Tout d'abord, le gouvernement fait preuve d'optimisme dans l'estimation de croissance. Le taux prévu pour bâtir le budget est toujours pris dans l'échelle haute des prédictions de croissance, contrairement à d'autres pays, comme l'Angleterre, où c'est plutôt l'hypothèse basse qui sert d'étalon au budget. Deuxième raison, le monopole de Bercy dans la production du document budgétaire et des prévisions. Alors que l'Allemagne dispose de 5 instituts de statistiques indépendants pour prévoir la croissance, que l'Angleterre confronte ses évaluations à celles du NAO (National audit office) et de cabinets privés, l'administration française continue à jouer l'oracle, laissant aux parlementaires le loisir d'interpréter ses prévisions évasives.

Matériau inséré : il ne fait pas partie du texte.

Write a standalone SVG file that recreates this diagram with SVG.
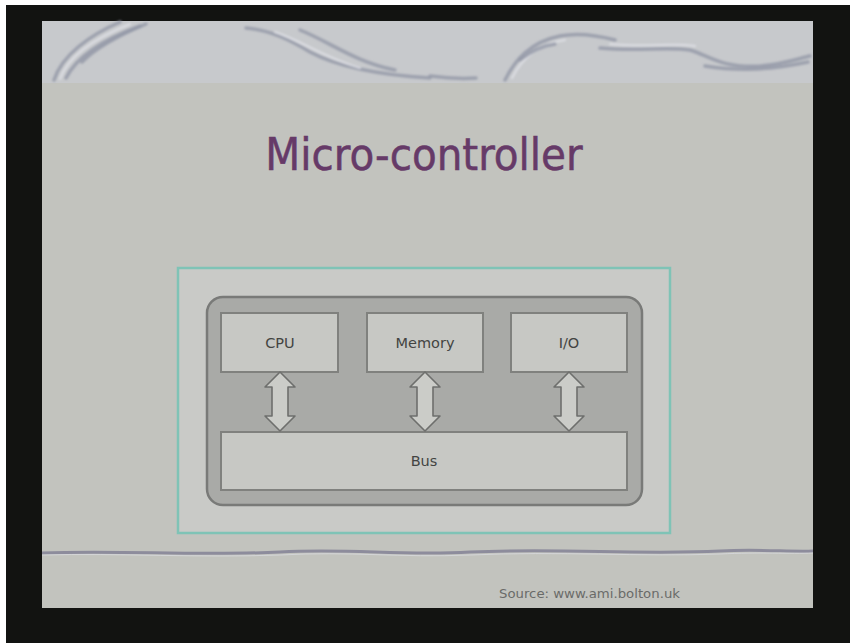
<svg xmlns="http://www.w3.org/2000/svg" width="850" height="643" viewBox="0 0 850 643">
  <style>
    .swirl { fill: none; stroke: #9297a6; stroke-width: 3.5; stroke-linecap: round; opacity: 0.8; }
    .glint { fill: none; stroke: #e2e4ea; stroke-width: 2; stroke-linecap: round; opacity: 0.8; }
    .block { fill: #c7c8c4; stroke: #80817e; stroke-width: 2; }
    .label { font-family: "DejaVu Sans", Verdana, sans-serif; font-size: 14.5px; fill: #434442; text-anchor: middle; }
    .dbl { fill: #cbccc8; stroke: #6e6f6d; stroke-width: 1.6; stroke-linejoin: round; }
  </style>
  <defs>
    <!-- double-headed vertical arrow, centred on x=0, spanning y=0..60 -->
    <path id="dblArrow" d="M0 0 L15 15 L8 15 L8 44 L15 44 L0 59 L-15 44 L-8 44 L-8 15 L-15 15 Z"/>
    <filter id="soft" x="-5%" y="-20%" width="110%" height="140%">
      <feGaussianBlur stdDeviation="0.9"/>
    </filter>
  </defs>

  <!-- frame -->
  <rect x="0" y="0" width="850" height="643" fill="#ffffff"/>
  <rect x="6" y="5" width="844" height="638" fill="#121311"/>

  <!-- slide -->
  <rect x="42" y="21" width="771" height="587" fill="#c2c3be"/>
  <rect x="42" y="21" width="771" height="62" fill="#c7c9cc"/>

  <!-- header swirls -->
  <g id="header-swirls" filter="url(#soft)">
    <path class="swirl" d="M54 80 C62 55 90 35 120 22"/>
    <path class="swirl" d="M66 78 C76 58 102 40 140 26"/>
    <path class="glint" d="M60 79 C68 56 95 38 130 24"/>
    <path class="swirl" d="M82 62 C98 46 122 34 146 24"/>
    <path class="swirl" d="M246 28 C270 30 290 40 310 52 C340 68 380 75 430 78"/>
    <path class="swirl" d="M300 30 C330 42 355 62 395 70"/>
    <path class="glint" d="M275 32 C300 40 325 58 360 68"/>
    <path class="swirl" d="M430 76 C445 78 460 79 476 78"/>
    <path class="swirl" d="M505 80 C515 60 530 42 560 36 C580 32 600 36 615 40"/>
    <path class="glint" d="M512 78 C522 58 538 44 565 40"/>
    <path class="swirl" d="M520 60 C530 52 540 46 555 44"/>
    <path class="swirl" d="M600 48 C640 52 665 46 690 50 C710 56 720 68 760 66 C785 64 800 58 810 56"/>
    <path class="glint" d="M610 44 C650 48 670 42 695 46"/>
    <path class="swirl" d="M705 66 C730 70 760 72 808 62"/>
  </g>

  <!-- footer rule -->
  <path d="M42 553 C120 550 200 556 280 552 C350 548 400 556 470 552 C560 548 640 555 720 551 C760 549 790 552 813 551" fill="none" stroke="#8d8c9c" stroke-width="3"/>
  <path d="M42 555 C120 553 200 558 280 555 C350 551 400 558 470 555 C560 551 640 557 720 554 C760 552 790 554 813 553" fill="none" stroke="#dcdde2" stroke-width="1" opacity="0.7"/>

  <!-- title -->
  <text x="424" y="170" font-family="'DejaVu Sans Condensed', 'DejaVu Sans', sans-serif" font-size="45" fill="#663a68" stroke="#663a68" stroke-width="0.5" text-anchor="middle">Micro-controller</text>

  <!-- outer panel -->
  <rect id="panel" x="178" y="268" width="492" height="265" fill="#c9cac7" stroke="#7fc3b6" stroke-width="2.5"/>

  <!-- chip body -->
  <g id="chip">
    <rect x="207" y="297" width="435" height="208" rx="16" ry="16" fill="#a9aaa7" stroke="#797a78" stroke-width="2.5"/>
  </g>

  <g id="cpu">
    <rect class="block" x="221" y="313" width="117" height="59"/>
    <text class="label" x="280" y="348">CPU</text>
  </g>
  <g id="memory">
    <rect class="block" x="367" y="313" width="116" height="59"/>
    <text class="label" x="425" y="348">Memory</text>
  </g>
  <g id="io">
    <rect class="block" x="511" y="313" width="116" height="59"/>
    <text class="label" x="569" y="348">I/O</text>
  </g>
  <g id="bus">
    <rect class="block" x="221" y="432" width="406" height="58"/>
    <text class="label" x="424" y="466">Bus</text>
  </g>

  <!-- connectors -->
  <g id="connectors">
    <use href="#dblArrow" class="dbl" transform="translate(280 372)"/>
    <use href="#dblArrow" class="dbl" transform="translate(425 372)"/>
    <use href="#dblArrow" class="dbl" transform="translate(569 372)"/>
  </g>

  <!-- credit -->
  <text x="499" y="598" font-family="'DejaVu Sans Condensed', 'DejaVu Sans', sans-serif" font-size="12" fill="#6a6b69" textLength="181" lengthAdjust="spacingAndGlyphs">Source: www.ami.bolton.uk</text>
</svg>
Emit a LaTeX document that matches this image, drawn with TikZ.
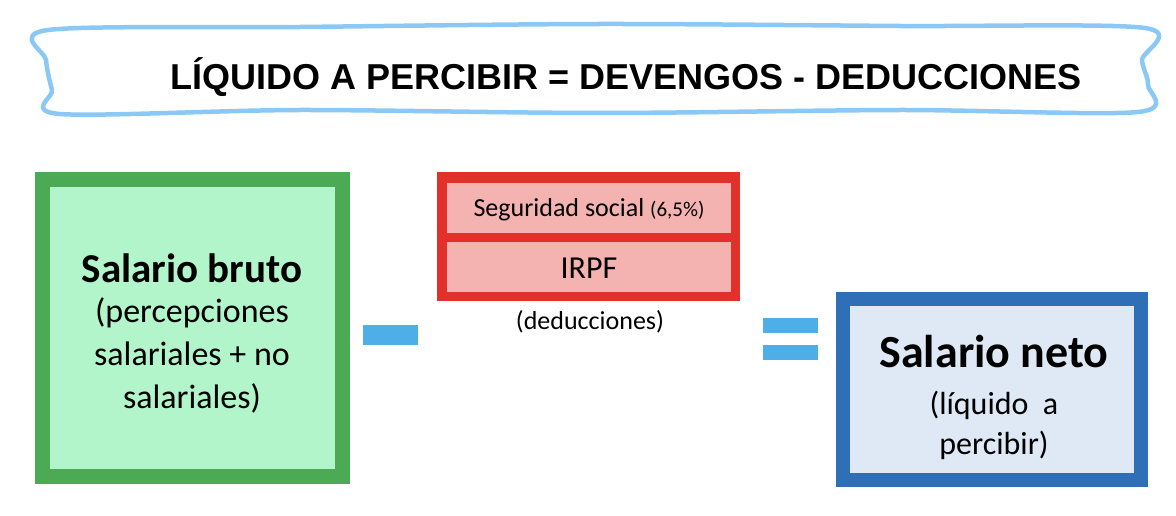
\documentclass[tikz,border=0pt]{standalone}
\usepackage{fontspec}
\setmainfont{Carlito}
\newfontfamily\arialf{Liberation Sans}
\definecolor{gbord}{HTML}{4CAA55}\definecolor{gfill}{HTML}{B3F5CB}
\definecolor{rbord}{HTML}{E2302A}\definecolor{rfill}{HTML}{F4B3B0}
\definecolor{bbord}{HTML}{2E6FB8}\definecolor{bfill}{HTML}{DEE9F5}
\definecolor{lblue}{HTML}{8CC8F5}\definecolor{opblue}{HTML}{4DAEE8}
\tikzset{lbl/.style={align=center,inner sep=0pt}}
\begin{document}
\begin{tikzpicture}[x=1pt,y=-1pt]
\useasboundingbox (0,0) rectangle (1176,516);
% title wavy box
\draw[lblue,line width=4.5pt,line join=round] plot[smooth cycle,tension=0.5] coordinates{
(48,30)(300,27)(600,24)(900,26)(1145,28)(1142,60)(1148,85)(1138,112)(900,110)(600,113)(300,110)(60,114)(52,90)(46,60)};
\node[lbl,font=\arialf\bfseries\fontsize{36}{40}\selectfont] (title) at (626,77) {LÍQUIDO A PERCIBIR = DEVENGOS - DEDUCCIONES};
% green
\draw[gbord,fill=gfill,line width=15pt] (42,180) rectangle (342,476);
\node[lbl,font=\bfseries\fontsize{41}{46}\selectfont] (bruto) at (192,268) {Salario bruto};
\node[lbl,font=\fontsize{34}{43}\selectfont] (brutot) at (192,355) {(percepciones\\salariales + no\\salariales)};
% minus
\fill[opblue] (363,325) rectangle (418,345);
\node[inner sep=0pt] (minus) at (390,335) {};
% red
\fill[rbord] (437,172) rectangle (740,301);
\fill[rfill] (447,183) rectangle (731,233);
\fill[rfill] (447,242) rectangle (731,292);
\node[lbl,font=\fontsize{26}{30}\selectfont] (ss) at (589,210) {Seguridad social {\fontsize{21}{24}\selectfont(6,5\%)}};
\node[lbl,font=\fontsize{32}{36}\selectfont] (irpf) at (589,268) {IRPF};
\node[lbl,font=\fontsize{26}{30}\selectfont] (ded) at (590,322) {(deducciones)};
% equal
\fill[opblue] (763,318) rectangle (818,333);
\fill[opblue] (763,345) rectangle (818,360);
% blue
\draw[bbord,fill=bfill,line width=14pt] (843,299) rectangle (1141,480);
\node[lbl,font=\bfseries\fontsize{46}{50}\selectfont] (neto) at (994,352) {Salario neto};
\node[lbl,font=\fontsize{32}{40}\selectfont] (netot) at (994,425) {(líquido\ \ a\\percibir)};
\end{tikzpicture}
\end{document}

Il est temps que la France se dote d'un instrument plus efficace que sa récente programmation budgétaire pluriannuelle. Non contraignante, cette présentation budgétaire a malheureusement été préférée à l'introduction dans notre constitution de la règle d'or britannique. Cette règle a pour elle le mérite de contraindre les dépenses de fonctionnement à l'équilibre et de faire reporter les déficits uniquement sur les dépenses d'investissement. Associée à la volonté de conserver une norme de dépense égale à zéro en volume, il aurait alors été possible de fixer comme objectif une évolution à zéro en valeur (à montant de crédits constants) entre deux exercices. Si les parlementaires disposaient des moyens de proposer une modélisation du budget selon des critères résolument prudents et de les confronter aux chiffres de Bercy, il pourrait résulter un cycle vertueux permettant - sauf crise majeure - de n'avoir que de bonnes surprises budgétaires.